Psychology isn’t really new to China; back in the 20s, Freud’s work was translated into Chinese, although this initial flurry of interest was soon suppressed. Mao banned psychology and psychiatry followed a mostly medicalised model. Desperate gaps remain in mental health services in China, particularly in the countryside. There are currently just 20,000 psychiatrists in China, a frustratingly small number for the most populous country in the world. Evidence from other countries suggests that China will need an additional 100,000 psychiatrists to properly meet their country’s needs. Even if there are 400,000 psychological counsellors registered with the country’s ministry of labour, many believe that the licence is too easy to obtain.
Nowadays, public interest in psychology is matched by official recognition; last year, China passed its first mental health law after planning it out for 27 years. It acknowledges the role of psychotherapy, introducing a framework for its practise. Practitioners say that patients often report problems such as stomach ache or insomnia, and may expect drug-based treatments, even when they acknowledge psychological causes. Younger, better-educated people tend to be more open to the idea of therapy rather than drugs. According to Zhang, his parents don’t even understand what psychotherapy is.
Various cultural changes are helping psychotherapy flourish in China, with many in the generation taking an interest. At the International Federation for Psychotherapy’s conference in Shanghai this summer, Chinese speakers ranged over subjects such as psychocardiology and psychoanalysis to the application of standardised rating scales in treating children with ADHD. At times, the event had the air of a fan convention as younger people rushed up after talks to take pictures with the speakers.

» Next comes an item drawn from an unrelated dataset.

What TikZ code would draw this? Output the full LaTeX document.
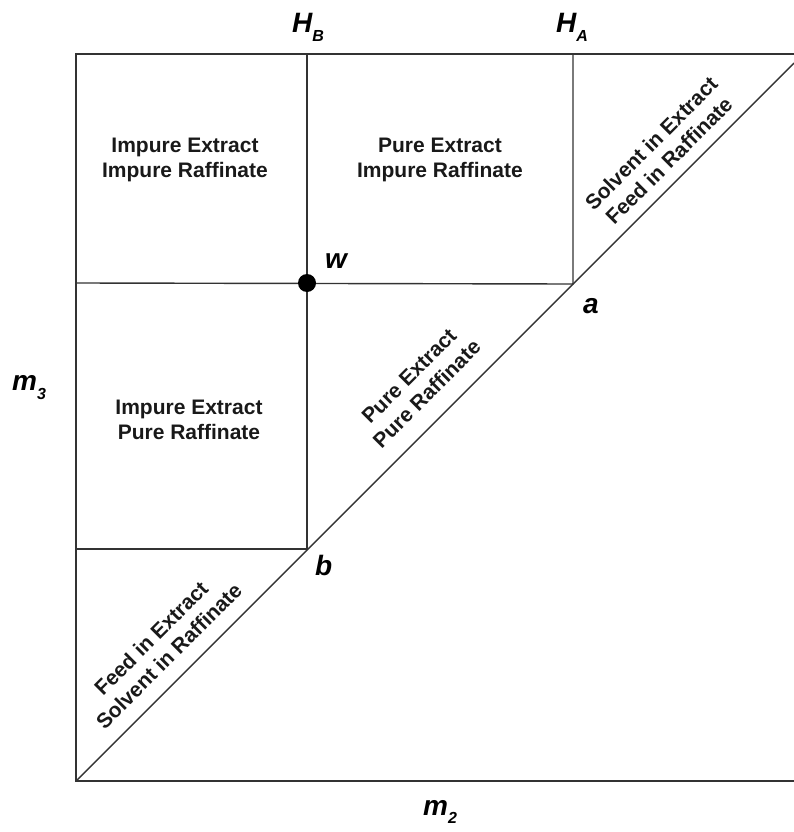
\documentclass[tikz,border=0pt]{standalone}
\usepackage{fontspec}
\setmainfont{Liberation Sans}
\begin{document}
\begin{tikzpicture}[x=1pt,y=-1pt,
  frame/.style={line width=1.4pt, draw=black!80},
  region/.style={font=\fontsize{21}{25}\selectfont\bfseries, align=center, inner sep=0pt, text=black!90},
  biglabel/.style={font=\fontsize{28}{30}\selectfont\bfseries\itshape, inner sep=0pt, anchor=base west}]
\useasboundingbox (0,0) rectangle (794,832);
% corners of the operating plane and the diagonal m2 = m3
\coordinate (O)  at (76,781);
\coordinate (TL) at (76,54);
\coordinate (TR) at (794,54);
\coordinate (BR) at (794,781);
\coordinate (DE) at (794,63);
% Henry constants and vertices of the complete separation region
\coordinate (HBtop) at (307,54);
\coordinate (HAtop) at (573,54);
\coordinate (w) at (307,283);
\coordinate (a) at (573,284);
\coordinate (b) at (307,549);
\coordinate (L1) at (76,283);
\coordinate (L2) at (76,549);

\draw[frame] (TR) -- (TL) -- (O) -- (BR);
\draw[frame] (O) -- (DE);
\draw[frame] (HBtop) -- (b) -- (L2);
\draw[frame] (HAtop) -- (a) -- (L1);
\fill[black] (w) circle[radius=9pt];

% axis and point labels
\node[biglabel] (HB) at (292,33) {H\raisebox{-9pt}{\fontsize{16}{16}\selectfont B}};
\node[biglabel] (HA) at (556,33) {H\raisebox{-9pt}{\fontsize{16}{16}\selectfont A}};
\node[biglabel] (m3) at (12,390) {m\raisebox{-9pt}{\fontsize{16}{16}\selectfont 3}};
\node[biglabel] (m2) at (423,815) {m\raisebox{-8pt}{\fontsize{16}{16}\selectfont 2}};
\node[biglabel] (wl) at (325,268) {w};
\node[biglabel] (al) at (583,313) {a};
\node[biglabel] (bl) at (315,575) {b};

% region labels
\node[region] (r1) at (185,160) {Impure Extract\\Impure Raffinate};
\node[region] (r2) at (440,160) {Pure Extract\\Impure Raffinate};
\node[region] (r3) at (189,420) {Impure Extract\\Pure Raffinate};
\node[region, rotate=45] (r4) at (418,385) {Pure Extract\\Pure Raffinate};
\node[region, rotate=45] (r5) at (660,152) {Solvent in Extract\\Feed in Raffinate};
\node[region, rotate=45] (r6) at (160,647) {Feed in Extract\\Solvent in Raffinate};
\end{tikzpicture}
\end{document}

Many people in China train to become psychologists but never become professionals, or just abandon the work soon after they being. Fees for public work are low, and while private sessions can command 10 times that, building a stable client base is extremely difficult. The problems sometimes reflect prosaic cultural differences, such as an incomprehension of formal aspects of western practise. Others see unexpected alignments and convergences between aspects of traditional Chinese thought, such as Daoism, and psychotherapy.